**Stated task**
The answer should be a single number: how many lines of the entries below hold the word "this".

**Source material**

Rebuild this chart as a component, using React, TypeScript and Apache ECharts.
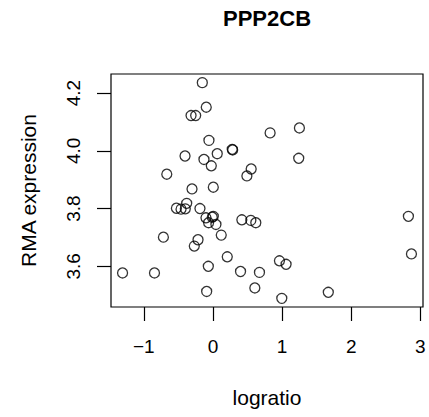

--

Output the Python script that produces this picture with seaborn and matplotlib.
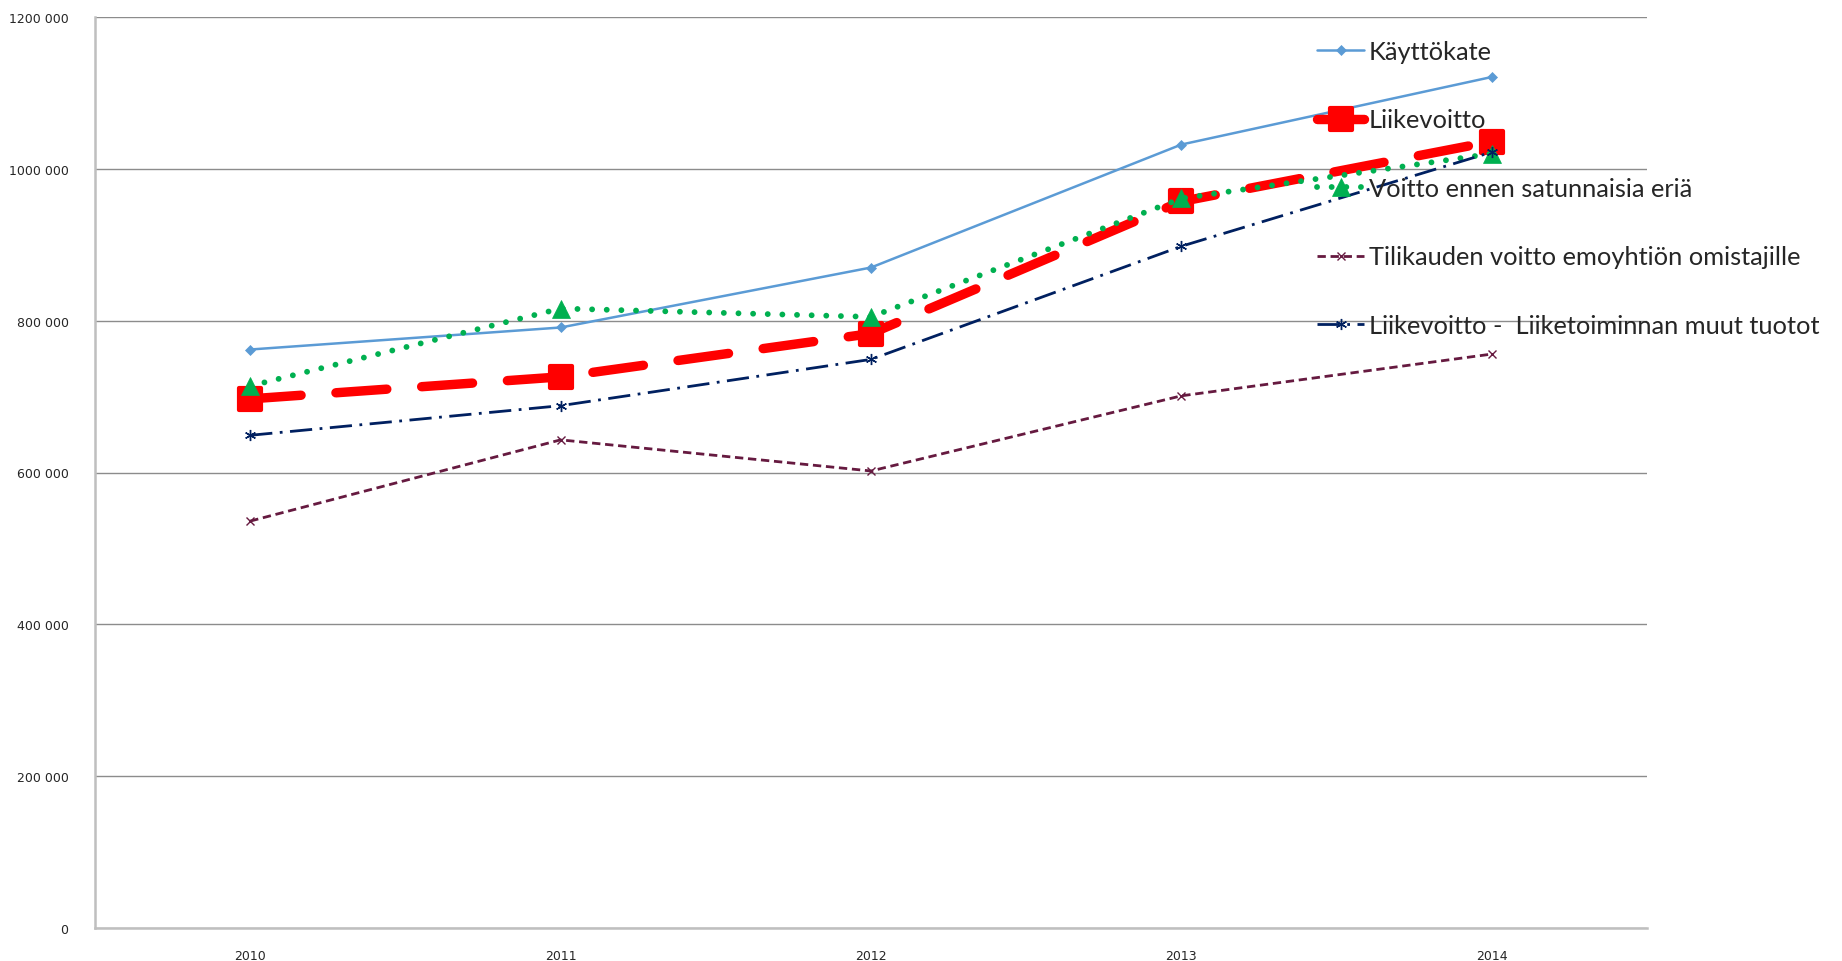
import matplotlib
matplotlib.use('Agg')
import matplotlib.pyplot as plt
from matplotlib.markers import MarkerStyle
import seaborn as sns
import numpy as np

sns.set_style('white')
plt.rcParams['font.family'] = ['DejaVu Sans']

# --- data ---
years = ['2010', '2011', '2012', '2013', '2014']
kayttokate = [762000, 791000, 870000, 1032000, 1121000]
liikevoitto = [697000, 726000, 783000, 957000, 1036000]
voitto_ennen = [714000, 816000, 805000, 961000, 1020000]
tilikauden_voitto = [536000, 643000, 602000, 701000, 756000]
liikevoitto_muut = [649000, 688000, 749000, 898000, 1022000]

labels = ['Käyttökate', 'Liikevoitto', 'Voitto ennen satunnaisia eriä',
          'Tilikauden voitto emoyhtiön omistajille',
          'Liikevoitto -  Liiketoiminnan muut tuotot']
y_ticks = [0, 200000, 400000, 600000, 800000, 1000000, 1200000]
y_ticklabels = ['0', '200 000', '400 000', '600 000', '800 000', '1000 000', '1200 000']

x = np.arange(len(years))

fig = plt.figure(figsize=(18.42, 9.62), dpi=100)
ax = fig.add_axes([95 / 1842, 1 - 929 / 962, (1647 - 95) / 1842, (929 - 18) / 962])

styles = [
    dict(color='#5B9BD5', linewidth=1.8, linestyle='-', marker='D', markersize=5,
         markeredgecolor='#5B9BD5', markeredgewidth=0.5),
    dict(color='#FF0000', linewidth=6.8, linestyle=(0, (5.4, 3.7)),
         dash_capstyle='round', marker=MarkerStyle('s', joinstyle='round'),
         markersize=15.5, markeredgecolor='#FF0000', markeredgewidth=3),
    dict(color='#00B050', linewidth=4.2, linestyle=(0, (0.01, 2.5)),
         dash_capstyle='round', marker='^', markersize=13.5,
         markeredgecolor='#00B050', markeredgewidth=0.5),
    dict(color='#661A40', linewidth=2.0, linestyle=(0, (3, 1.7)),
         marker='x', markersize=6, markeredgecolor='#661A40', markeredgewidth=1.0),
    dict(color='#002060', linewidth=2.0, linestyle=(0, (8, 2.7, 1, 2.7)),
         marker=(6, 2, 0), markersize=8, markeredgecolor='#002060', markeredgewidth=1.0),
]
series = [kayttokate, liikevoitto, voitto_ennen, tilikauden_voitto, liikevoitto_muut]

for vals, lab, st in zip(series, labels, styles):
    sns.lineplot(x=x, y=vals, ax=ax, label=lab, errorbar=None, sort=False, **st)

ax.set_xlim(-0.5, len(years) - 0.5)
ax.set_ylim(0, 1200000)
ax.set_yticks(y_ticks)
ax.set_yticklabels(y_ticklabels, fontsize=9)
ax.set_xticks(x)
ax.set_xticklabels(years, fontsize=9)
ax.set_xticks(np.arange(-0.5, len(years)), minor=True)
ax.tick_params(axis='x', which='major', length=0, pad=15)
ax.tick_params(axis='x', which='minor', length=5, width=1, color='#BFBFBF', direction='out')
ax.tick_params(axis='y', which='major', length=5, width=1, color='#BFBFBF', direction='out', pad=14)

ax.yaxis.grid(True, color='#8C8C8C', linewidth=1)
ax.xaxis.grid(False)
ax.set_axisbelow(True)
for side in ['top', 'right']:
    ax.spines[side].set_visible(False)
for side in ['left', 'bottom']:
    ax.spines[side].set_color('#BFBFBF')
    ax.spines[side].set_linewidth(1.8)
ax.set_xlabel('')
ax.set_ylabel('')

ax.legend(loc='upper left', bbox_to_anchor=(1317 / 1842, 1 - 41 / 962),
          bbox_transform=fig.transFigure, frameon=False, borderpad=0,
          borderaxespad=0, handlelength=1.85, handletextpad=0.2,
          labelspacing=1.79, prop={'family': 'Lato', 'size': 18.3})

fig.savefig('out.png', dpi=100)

---

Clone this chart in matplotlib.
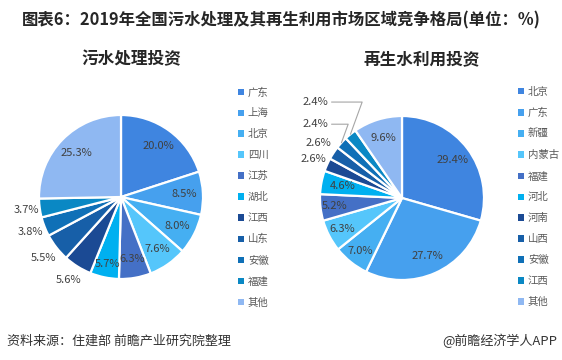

**Written solution**
3